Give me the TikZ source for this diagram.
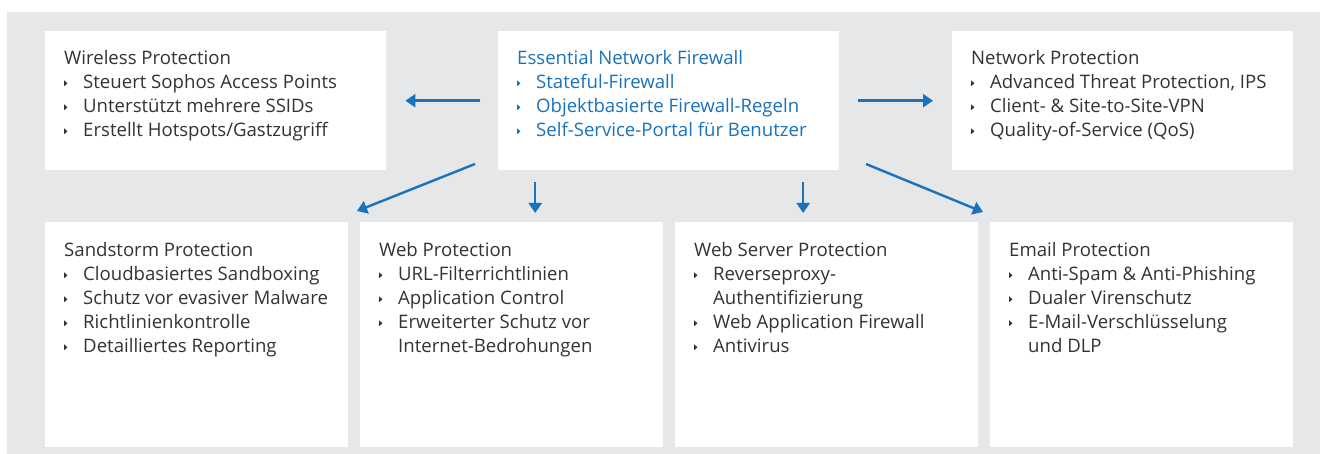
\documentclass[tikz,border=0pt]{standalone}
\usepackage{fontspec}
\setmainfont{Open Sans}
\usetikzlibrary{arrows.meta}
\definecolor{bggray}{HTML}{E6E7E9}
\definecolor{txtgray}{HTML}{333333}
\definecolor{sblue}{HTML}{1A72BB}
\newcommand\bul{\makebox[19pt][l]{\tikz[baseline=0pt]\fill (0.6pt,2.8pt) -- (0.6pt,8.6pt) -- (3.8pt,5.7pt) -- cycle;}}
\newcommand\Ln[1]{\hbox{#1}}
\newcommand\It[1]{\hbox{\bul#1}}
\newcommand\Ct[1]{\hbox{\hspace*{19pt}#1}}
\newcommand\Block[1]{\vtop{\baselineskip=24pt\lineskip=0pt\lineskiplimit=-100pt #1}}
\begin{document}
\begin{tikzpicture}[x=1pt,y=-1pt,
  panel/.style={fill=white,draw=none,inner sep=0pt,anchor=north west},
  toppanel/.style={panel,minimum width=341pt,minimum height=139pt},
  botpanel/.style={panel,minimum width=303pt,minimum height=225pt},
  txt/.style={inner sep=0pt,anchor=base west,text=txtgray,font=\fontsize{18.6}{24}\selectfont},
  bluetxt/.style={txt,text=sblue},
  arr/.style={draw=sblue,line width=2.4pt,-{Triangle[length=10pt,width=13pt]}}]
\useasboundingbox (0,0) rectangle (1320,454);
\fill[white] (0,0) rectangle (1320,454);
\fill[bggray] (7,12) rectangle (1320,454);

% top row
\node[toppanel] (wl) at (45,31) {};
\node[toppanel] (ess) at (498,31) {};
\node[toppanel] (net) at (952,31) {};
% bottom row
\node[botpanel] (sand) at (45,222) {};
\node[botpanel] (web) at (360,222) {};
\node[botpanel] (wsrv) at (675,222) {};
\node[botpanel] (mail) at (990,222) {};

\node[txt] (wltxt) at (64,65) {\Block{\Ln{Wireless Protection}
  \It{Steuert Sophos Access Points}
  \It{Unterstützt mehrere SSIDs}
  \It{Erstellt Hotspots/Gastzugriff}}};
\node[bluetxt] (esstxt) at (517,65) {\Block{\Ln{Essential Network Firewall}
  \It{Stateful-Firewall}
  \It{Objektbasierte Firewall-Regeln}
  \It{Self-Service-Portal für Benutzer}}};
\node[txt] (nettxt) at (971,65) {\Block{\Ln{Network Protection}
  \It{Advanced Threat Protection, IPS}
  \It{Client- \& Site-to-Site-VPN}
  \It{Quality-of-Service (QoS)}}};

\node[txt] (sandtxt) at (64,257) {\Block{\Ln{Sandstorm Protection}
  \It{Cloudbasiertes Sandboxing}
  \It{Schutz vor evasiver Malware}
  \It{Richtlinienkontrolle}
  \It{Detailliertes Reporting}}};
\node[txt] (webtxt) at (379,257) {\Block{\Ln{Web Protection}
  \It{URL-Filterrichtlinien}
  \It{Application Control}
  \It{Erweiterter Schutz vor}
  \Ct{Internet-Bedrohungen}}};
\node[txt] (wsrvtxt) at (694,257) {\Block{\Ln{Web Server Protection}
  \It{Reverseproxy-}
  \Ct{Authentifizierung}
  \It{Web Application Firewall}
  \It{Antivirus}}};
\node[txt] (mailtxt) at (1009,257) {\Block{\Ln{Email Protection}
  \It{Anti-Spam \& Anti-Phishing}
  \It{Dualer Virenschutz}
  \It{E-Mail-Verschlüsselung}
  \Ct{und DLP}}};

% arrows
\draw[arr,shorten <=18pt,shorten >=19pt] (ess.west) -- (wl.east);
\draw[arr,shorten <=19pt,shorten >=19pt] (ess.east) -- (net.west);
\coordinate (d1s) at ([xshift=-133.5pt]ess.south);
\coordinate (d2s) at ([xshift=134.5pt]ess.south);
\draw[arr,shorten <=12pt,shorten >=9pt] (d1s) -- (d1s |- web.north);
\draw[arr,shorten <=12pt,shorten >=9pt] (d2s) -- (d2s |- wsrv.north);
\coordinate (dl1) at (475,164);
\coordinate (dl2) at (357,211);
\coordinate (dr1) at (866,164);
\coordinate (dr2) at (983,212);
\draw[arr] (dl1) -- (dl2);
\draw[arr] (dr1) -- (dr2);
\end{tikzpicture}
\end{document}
+ + + + +
(Required task): Go through the listing above and write it out again exactly, dropping the pictures.

(The solution):
Give me the TikZ source for this diagram.
\documentclass[tikz,border=0pt]{standalone}
\usepackage{fontspec}
\setmainfont{Open Sans}
\usetikzlibrary{arrows.meta}
\definecolor{bggray}{HTML}{E6E7E9}
\definecolor{txtgray}{HTML}{333333}
\definecolor{sblue}{HTML}{1A72BB}
\newcommand\bul{\makebox[19pt][l]{\tikz[baseline=0pt]\fill (0.6pt,2.8pt) -- (0.6pt,8.6pt) -- (3.8pt,5.7pt) -- cycle;}}
\newcommand\Ln[1]{\hbox{#1}}
\newcommand\It[1]{\hbox{\bul#1}}
\newcommand\Ct[1]{\hbox{\hspace*{19pt}#1}}
\newcommand\Block[1]{\vtop{\baselineskip=24pt\lineskip=0pt\lineskiplimit=-100pt #1}}
\begin{document}
\begin{tikzpicture}[x=1pt,y=-1pt,
  panel/.style={fill=white,draw=none,inner sep=0pt,anchor=north west},
  toppanel/.style={panel,minimum width=341pt,minimum height=139pt},
  botpanel/.style={panel,minimum width=303pt,minimum height=225pt},
  txt/.style={inner sep=0pt,anchor=base west,text=txtgray,font=\fontsize{18.6}{24}\selectfont},
  bluetxt/.style={txt,text=sblue},
  arr/.style={draw=sblue,line width=2.4pt,-{Triangle[length=10pt,width=13pt]}}]
\useasboundingbox (0,0) rectangle (1320,454);
\fill[white] (0,0) rectangle (1320,454);
\fill[bggray] (7,12) rectangle (1320,454);

% top row
\node[toppanel] (wl) at (45,31) {};
\node[toppanel] (ess) at (498,31) {};
\node[toppanel] (net) at (952,31) {};
% bottom row
\node[botpanel] (sand) at (45,222) {};
\node[botpanel] (web) at (360,222) {};
\node[botpanel] (wsrv) at (675,222) {};
\node[botpanel] (mail) at (990,222) {};

\node[txt] (wltxt) at (64,65) {\Block{\Ln{Wireless Protection}
  \It{Steuert Sophos Access Points}
  \It{Unterstützt mehrere SSIDs}
  \It{Erstellt Hotspots/Gastzugriff}}};
\node[bluetxt] (esstxt) at (517,65) {\Block{\Ln{Essential Network Firewall}
  \It{Stateful-Firewall}
  \It{Objektbasierte Firewall-Regeln}
  \It{Self-Service-Portal für Benutzer}}};
\node[txt] (nettxt) at (971,65) {\Block{\Ln{Network Protection}
  \It{Advanced Threat Protection, IPS}
  \It{Client- \& Site-to-Site-VPN}
  \It{Quality-of-Service (QoS)}}};

\node[txt] (sandtxt) at (64,257) {\Block{\Ln{Sandstorm Protection}
  \It{Cloudbasiertes Sandboxing}
  \It{Schutz vor evasiver Malware}
  \It{Richtlinienkontrolle}
  \It{Detailliertes Reporting}}};
\node[txt] (webtxt) at (379,257) {\Block{\Ln{Web Protection}
  \It{URL-Filterrichtlinien}
  \It{Application Control}
  \It{Erweiterter Schutz vor}
  \Ct{Internet-Bedrohungen}}};
\node[txt] (wsrvtxt) at (694,257) {\Block{\Ln{Web Server Protection}
  \It{Reverseproxy-}
  \Ct{Authentifizierung}
  \It{Web Application Firewall}
  \It{Antivirus}}};
\node[txt] (mailtxt) at (1009,257) {\Block{\Ln{Email Protection}
  \It{Anti-Spam \& Anti-Phishing}
  \It{Dualer Virenschutz}
  \It{E-Mail-Verschlüsselung}
  \Ct{und DLP}}};

% arrows
\draw[arr,shorten <=18pt,shorten >=19pt] (ess.west) -- (wl.east);
\draw[arr,shorten <=19pt,shorten >=19pt] (ess.east) -- (net.west);
\coordinate (d1s) at ([xshift=-133.5pt]ess.south);
\coordinate (d2s) at ([xshift=134.5pt]ess.south);
\draw[arr,shorten <=12pt,shorten >=9pt] (d1s) -- (d1s |- web.north);
\draw[arr,shorten <=12pt,shorten >=9pt] (d2s) -- (d2s |- wsrv.north);
\coordinate (dl1) at (475,164);
\coordinate (dl2) at (357,211);
\coordinate (dr1) at (866,164);
\coordinate (dr2) at (983,212);
\draw[arr] (dl1) -- (dl2);
\draw[arr] (dr1) -- (dr2);
\end{tikzpicture}
\end{document}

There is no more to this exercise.